There is a troubling scenario that on June 23 England could vote Leave but the three other nations in the UK—Northern Ireland, Scotland, and Wales—could narrowly swing the result for Remain. As Fintan O’Toole has pointed out in the Guardian,England is stumbling toward some kind of self-rule without understanding what it entails. The only modern analogy is the not very encouraging one of Russia’s accidental independence when the Soviet Union fell apart twenty-five years ago.
So the English question can’t be ignored now. That may mean giving more self-government to the English regions. It would also be right to change a voting system that was invented for two parties but has disenfranchised anyone who voted Green, Liberal Democrat, or UKIP last year. UKIP has a right to be angry that it received120 second-place finishes in the 2015 general election but had only one representative elected to parliament.
The UK referendum campaign has generated so much anger that Britain has felt like a different and more scary place for the last two months. It is tragic that it took the murder of the wonderful parliamentarian Jo Cox on June 16 to calm emotions.

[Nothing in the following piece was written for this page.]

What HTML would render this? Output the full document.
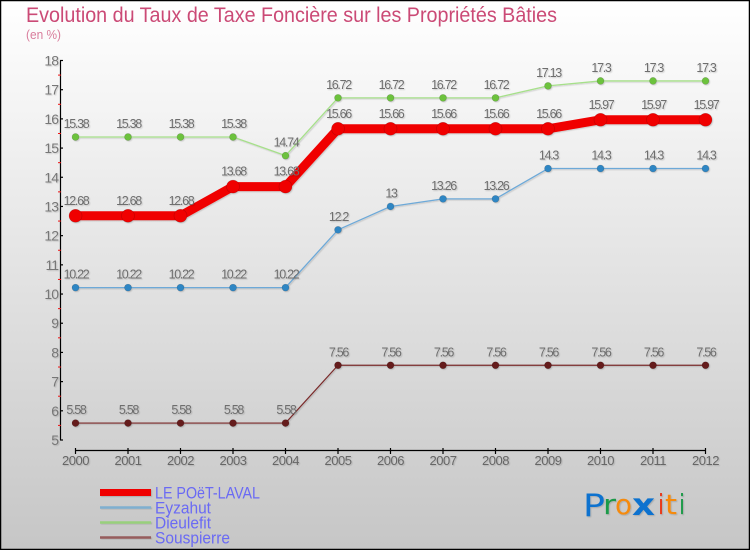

The last practical suggestion is that of Cox, who understood the fears but was a passionate voice for Remain. Not long before being murdered, she wrote that even ifnet EU immigration is positive for the country, some communities do not feel that way. She suggested, “We need a clear formula to ensure that the taxes that migrants contribute go quickly to the areas where they are living, to make sure that local health services and schools get the funding they need when the population changes.”
This English revolt will only grow if the UK votes Leave. If the quieter voices of Remain prevail, it still needs tackling with good democratic politics.